Confusion, questions remain for voters in Fairhope Oct. 2 government change election


At a Sept. 25 forum hosted by the Common Sense Campaign Tea Party in Fairhope, one thing was clear - several Fairhope residents had questions and concerns about the looming Oct. 2 election that seeks a change in the city’s form of government.

The Oct. 2 referendum seeks to change the city’s form of government from a mayor-council form to a council-city manager system, but added confusion has come from whether a vote to change the city’s form of government would also mean a change from at-large council representation to district representation.

“There are some things in this bill I’m concerned about because it’s not really clear,” former Fairhope councilman Cecil Christenberry said. “I would hate for us to be a guinea pig.”

The Fairhope city council currently consists of five council members elected at-large across the city.

At question over the last few months of this process has been whether a change in the form of government would mandate a move to districts for the city, with three council members elected from districts, one at-large and the mayor being elected at-large and being made the de facto head of the council, complete with a vote and the ability to set council agenda.

Councilman Jay Robinson, who served as a panelist for the forum, said the city had received a final opinion from the Alabama Attorney General that said a vote to change the form of government would also mean a change to district representation.

The Baldwin Times obtained a copy of the attorney general’s opinion, which said a form of government change would lead to district representation for Fairhope.

“The petition process does not authorize the petitioners to select whether the future council will be composed of members who are elected at-large or by districts,” the opinion said. “On the contrary, section 11-43A-8(a) mandates the composition of the future council in a municipality that decides to adopt a council-manager form of government by using the petition process set forth in section 11-43A-2. … The petition process contained in the Council-Manager Act 1982, as amended, provides for the election of council members in single member districts.”

The attorney general’s opinion seems to go against the intentions of the petition moved forward by grassroots citizens group Fresh Start Fairhope, which had advocated for the change of government but wished to retain at-large council representation.

In an email to Fresh Start supporters back in June, Fresh Start spokesman Chuck Zunk said the group had changed its petition to support at-large council election rather than districts due to an vote of the group’s membership.

“We had 65 total votes with the majority of 39 (60%) for At-Large, so that’s how we will move forward,” Zunk wrote.

At the Sept. 25 forum, Fresh Start leader and former councilman Rick Kingrea said the only issue at question with the referendum is a possible change in government.

“Despite everything you’ve heard about confusion, there’s one issue up for a vote on Oct. 2 - remain with the current council-mayor system or do we want to move to a council-city manager type of system,” Kingrea said.

Robinson disagreed.

“District versus at-large matters for a lot of people,” Robinson said.

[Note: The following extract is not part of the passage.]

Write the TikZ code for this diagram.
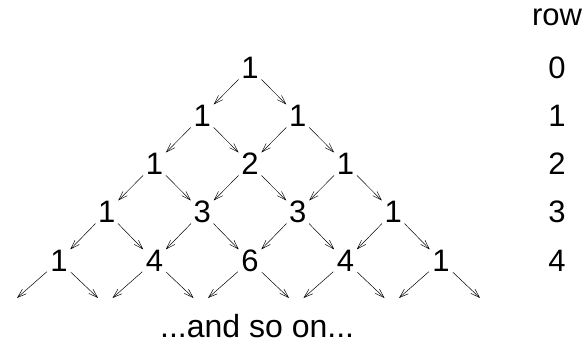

Christenberry also said the issue of how council members would run was an important one to voters.

“We better understand what we’re voting on,” Christenberry said. “It matters very much because there are people who have already turned in absentee ballots that they were voting for a change or not based on information that may not be correct.”

Christenberry added the issue of whether the change in government election would lead to districts had been a source of confusion.

“I’m not saying I’m for it or against it,” Christenberry said. “But I am perpetually confused about it.”

Common Sense Campaign leader Lou Campomenosi urged that the vote possibly be pushed back to allow people time to get more information and clarity, but if that was not possible, he said people should vote their conscience.

“To my way of thinking, having a change in the government without having a complete handle on what we’re looking at - I think it’s a real challenge,” Campomenosi said. “If you think you have enough information to move forward and vote yes, fine. If you’d like more information and can’t get it, just vote no and let the dust settle where it may.”

During the questions portion, Fairhope resident Billy Wise compared the alleged rush by Fresh Start Fairhope to have the vote on Oct. 2 to the passage of the Affordable Care Act, where then House Speaker Nancy Pelosi famously said “We have to pass the bill so that you can find out what is in it.”

“I get the same kind of feeling today about the vote on Oct. 2, and I don’t understand what the need is for the rush,” Wise said.

Robinson was questioned about whether the city’s attorneys had filed an injunction to possibly stay and delay the election, with Robinson replying that as of the forum, no injunction had yet been filed.

“I anticipated it happening last week,” Robinson said. “I think our lawyers are dealing with lawyers from the Alabama League of Municipalities and the probate court trying to seek information on this. But, it’s looking very likely that we are having an election Oct. 2.”

Fairhope resident Lee Shelton said he was in favor of the change, saying he would feel better having a trained professional in charge of the day-to day operations of the city and the city’s $60 million per year budget.

“A mayor is a popular political choice. Just looking back over the last two instances, if was running a $60 million public works company with hundreds of employees and thousands of vehicles, I would not hire a book store owner or a horticulturalist to do the job,” Shelton said, referring to the pre-mayoral jobs of current Fairhope Mayor Karin Wilson and former Mayor Tim Kant.